Code that draws figures
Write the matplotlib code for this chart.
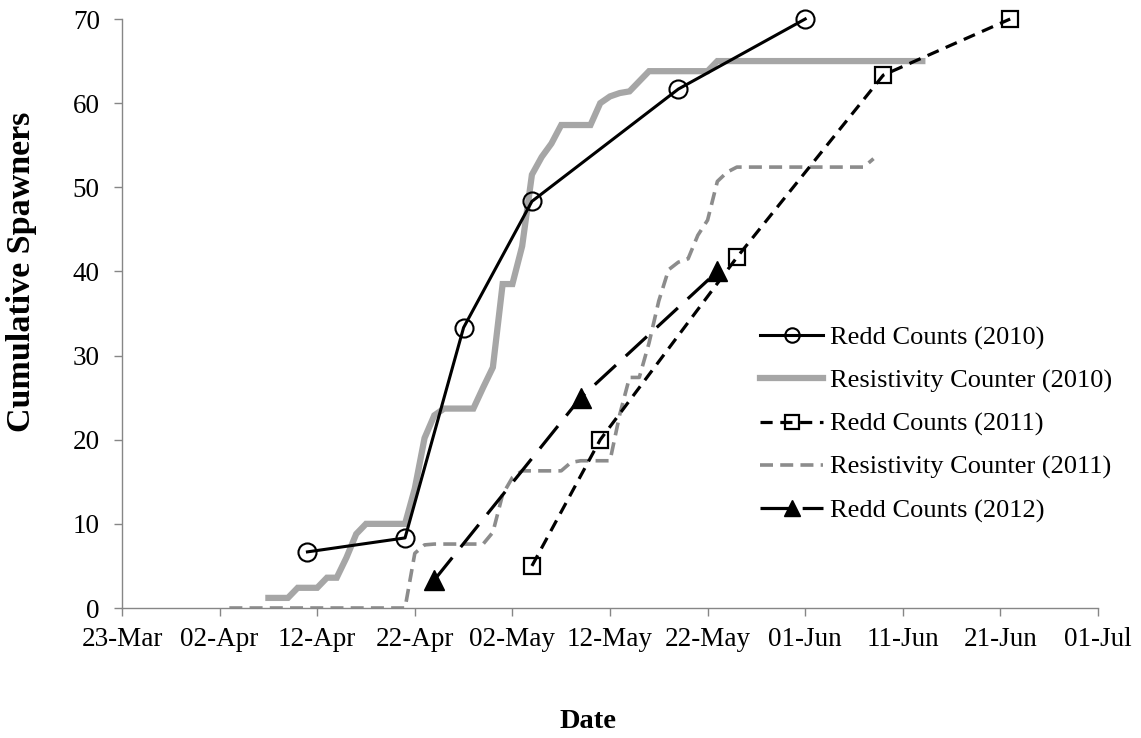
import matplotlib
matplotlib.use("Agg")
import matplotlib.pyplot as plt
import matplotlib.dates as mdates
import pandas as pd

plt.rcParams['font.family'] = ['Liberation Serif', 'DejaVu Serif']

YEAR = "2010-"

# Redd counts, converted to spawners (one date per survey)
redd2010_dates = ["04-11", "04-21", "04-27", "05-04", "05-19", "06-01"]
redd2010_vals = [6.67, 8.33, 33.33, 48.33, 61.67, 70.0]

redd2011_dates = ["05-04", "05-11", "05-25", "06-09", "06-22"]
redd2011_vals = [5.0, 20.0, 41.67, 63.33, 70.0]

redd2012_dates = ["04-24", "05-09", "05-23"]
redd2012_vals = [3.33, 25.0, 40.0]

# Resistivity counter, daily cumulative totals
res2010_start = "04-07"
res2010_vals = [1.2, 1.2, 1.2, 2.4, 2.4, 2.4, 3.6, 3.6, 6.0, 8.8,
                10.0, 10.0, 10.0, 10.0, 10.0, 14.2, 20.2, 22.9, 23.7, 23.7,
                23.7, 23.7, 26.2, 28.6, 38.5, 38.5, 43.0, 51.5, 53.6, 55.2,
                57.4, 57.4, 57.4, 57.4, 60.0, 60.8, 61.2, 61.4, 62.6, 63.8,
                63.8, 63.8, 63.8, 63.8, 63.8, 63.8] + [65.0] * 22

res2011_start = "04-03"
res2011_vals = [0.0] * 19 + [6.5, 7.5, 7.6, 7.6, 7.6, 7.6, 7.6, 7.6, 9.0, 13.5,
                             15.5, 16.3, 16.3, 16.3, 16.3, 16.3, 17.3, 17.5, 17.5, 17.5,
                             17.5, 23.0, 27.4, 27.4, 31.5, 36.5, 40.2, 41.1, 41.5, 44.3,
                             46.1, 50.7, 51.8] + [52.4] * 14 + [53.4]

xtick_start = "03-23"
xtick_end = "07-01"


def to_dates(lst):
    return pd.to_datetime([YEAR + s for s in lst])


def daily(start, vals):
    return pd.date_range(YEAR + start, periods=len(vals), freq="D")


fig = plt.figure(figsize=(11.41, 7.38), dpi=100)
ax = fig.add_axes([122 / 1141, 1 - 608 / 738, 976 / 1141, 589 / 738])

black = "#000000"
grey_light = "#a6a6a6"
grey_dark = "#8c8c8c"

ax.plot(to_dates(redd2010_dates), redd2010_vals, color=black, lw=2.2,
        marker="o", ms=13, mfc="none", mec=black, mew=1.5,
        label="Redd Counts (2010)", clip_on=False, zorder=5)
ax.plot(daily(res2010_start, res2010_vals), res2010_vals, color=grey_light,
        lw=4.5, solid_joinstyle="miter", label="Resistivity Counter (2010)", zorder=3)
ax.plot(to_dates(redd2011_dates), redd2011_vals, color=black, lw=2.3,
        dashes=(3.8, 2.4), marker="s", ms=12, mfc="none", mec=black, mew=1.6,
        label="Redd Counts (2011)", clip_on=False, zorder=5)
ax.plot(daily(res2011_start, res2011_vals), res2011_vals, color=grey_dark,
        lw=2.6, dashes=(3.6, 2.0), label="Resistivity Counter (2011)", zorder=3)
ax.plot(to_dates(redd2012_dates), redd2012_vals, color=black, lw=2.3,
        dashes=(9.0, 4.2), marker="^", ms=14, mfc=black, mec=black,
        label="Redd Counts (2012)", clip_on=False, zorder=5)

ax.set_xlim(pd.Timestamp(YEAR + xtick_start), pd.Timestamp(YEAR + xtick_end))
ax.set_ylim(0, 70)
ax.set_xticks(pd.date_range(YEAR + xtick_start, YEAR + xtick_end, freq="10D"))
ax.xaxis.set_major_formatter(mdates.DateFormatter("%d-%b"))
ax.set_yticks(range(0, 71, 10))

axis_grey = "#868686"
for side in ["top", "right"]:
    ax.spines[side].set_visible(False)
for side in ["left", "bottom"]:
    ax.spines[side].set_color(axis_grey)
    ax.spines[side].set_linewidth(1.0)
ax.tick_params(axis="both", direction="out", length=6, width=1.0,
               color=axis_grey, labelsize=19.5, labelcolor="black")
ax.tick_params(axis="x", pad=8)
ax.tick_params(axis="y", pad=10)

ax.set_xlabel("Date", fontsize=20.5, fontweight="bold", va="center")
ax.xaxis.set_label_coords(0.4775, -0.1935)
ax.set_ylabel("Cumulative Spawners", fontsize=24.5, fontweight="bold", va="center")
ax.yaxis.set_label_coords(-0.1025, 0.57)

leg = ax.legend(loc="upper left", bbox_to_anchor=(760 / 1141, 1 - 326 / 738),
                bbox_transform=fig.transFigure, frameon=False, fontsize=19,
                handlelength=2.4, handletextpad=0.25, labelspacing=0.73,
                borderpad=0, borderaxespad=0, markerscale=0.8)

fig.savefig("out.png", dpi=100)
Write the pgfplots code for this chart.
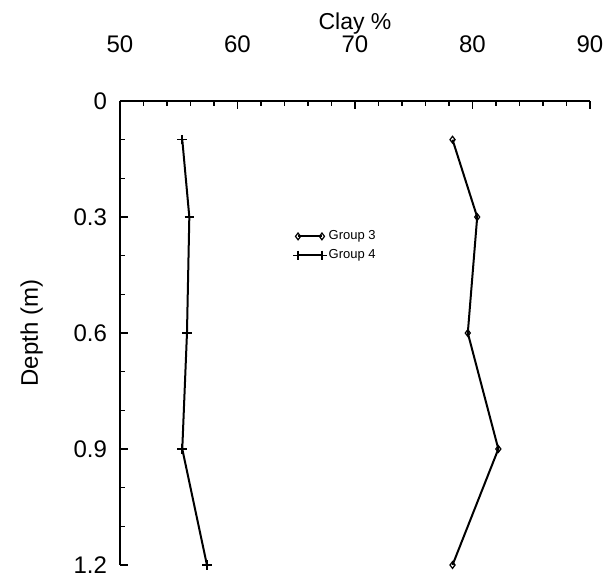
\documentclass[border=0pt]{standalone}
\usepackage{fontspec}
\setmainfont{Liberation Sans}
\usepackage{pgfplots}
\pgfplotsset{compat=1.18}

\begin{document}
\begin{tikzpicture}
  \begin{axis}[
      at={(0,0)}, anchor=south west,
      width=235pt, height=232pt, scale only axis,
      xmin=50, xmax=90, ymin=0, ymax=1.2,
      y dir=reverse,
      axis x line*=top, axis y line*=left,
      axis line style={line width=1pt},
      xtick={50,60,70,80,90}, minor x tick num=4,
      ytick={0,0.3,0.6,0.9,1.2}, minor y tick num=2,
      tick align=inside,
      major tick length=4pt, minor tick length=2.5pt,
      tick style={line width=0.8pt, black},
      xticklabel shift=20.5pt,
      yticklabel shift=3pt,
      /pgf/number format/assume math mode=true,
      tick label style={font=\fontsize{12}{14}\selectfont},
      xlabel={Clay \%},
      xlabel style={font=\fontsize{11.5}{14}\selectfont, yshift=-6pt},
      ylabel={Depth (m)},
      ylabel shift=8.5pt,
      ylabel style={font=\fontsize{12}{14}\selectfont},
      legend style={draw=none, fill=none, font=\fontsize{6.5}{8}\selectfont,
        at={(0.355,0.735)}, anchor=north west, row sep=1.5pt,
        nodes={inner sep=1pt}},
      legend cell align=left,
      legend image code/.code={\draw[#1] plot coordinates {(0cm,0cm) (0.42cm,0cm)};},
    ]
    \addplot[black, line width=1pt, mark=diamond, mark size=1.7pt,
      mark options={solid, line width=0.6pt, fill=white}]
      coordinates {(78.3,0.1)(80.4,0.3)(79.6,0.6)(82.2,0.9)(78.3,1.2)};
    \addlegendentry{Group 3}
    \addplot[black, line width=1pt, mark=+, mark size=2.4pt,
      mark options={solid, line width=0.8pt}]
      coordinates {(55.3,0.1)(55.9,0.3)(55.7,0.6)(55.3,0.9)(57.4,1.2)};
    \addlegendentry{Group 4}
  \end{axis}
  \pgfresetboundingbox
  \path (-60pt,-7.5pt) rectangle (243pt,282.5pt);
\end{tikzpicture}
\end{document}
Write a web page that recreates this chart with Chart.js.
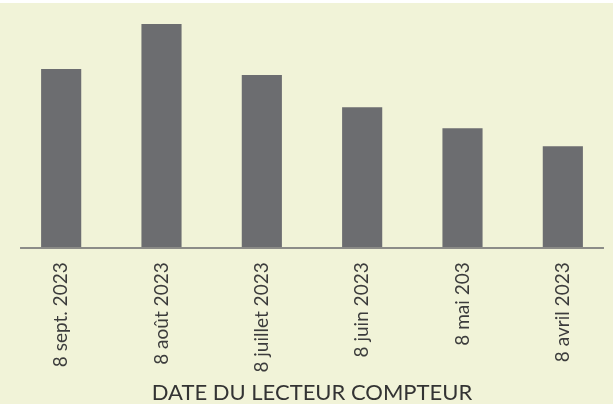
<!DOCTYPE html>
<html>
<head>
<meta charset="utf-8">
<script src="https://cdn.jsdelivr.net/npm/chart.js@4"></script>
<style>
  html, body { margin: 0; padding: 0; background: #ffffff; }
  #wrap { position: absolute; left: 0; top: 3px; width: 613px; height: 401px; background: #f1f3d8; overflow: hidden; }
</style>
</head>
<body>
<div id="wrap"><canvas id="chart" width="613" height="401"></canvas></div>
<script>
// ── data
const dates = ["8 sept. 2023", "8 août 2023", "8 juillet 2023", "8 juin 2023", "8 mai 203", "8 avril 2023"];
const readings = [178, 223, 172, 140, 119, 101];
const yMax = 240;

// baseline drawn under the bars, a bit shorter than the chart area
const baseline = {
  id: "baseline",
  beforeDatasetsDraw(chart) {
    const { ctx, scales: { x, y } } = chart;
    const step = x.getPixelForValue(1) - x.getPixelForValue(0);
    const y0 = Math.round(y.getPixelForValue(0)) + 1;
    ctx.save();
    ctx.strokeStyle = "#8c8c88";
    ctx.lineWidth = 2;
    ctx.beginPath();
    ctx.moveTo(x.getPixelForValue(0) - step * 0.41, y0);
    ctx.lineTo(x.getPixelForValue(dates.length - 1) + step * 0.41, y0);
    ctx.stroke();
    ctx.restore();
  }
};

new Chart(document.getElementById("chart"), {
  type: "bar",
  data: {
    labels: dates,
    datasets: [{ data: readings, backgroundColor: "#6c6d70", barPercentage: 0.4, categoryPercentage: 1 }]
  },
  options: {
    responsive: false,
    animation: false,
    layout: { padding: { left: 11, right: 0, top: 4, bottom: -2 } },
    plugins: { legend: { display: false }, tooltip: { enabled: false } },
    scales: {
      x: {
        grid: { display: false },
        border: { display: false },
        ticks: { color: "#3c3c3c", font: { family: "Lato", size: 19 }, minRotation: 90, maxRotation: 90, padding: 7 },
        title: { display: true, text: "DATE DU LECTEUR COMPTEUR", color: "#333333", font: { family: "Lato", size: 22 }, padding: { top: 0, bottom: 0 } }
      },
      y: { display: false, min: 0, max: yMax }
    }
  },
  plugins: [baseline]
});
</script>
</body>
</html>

**WRITTEN TASK**
Give back the exact lines above, running from the one that has "Write a web" through the one that has "const yMax = 240;", with nothing added and no pictures.

**THE REPLY**
Write a web page that recreates this chart with Chart.js.
<!DOCTYPE html>
<html>
<head>
<meta charset="utf-8">
<script src="https://cdn.jsdelivr.net/npm/chart.js@4"></script>
<style>
  html, body { margin: 0; padding: 0; background: #ffffff; }
  #wrap { position: absolute; left: 0; top: 3px; width: 613px; height: 401px; background: #f1f3d8; overflow: hidden; }
</style>
</head>
<body>
<div id="wrap"><canvas id="chart" width="613" height="401"></canvas></div>
<script>
// ── data
const dates = ["8 sept. 2023", "8 août 2023", "8 juillet 2023", "8 juin 2023", "8 mai 203", "8 avril 2023"];
const readings = [178, 223, 172, 140, 119, 101];
const yMax = 240;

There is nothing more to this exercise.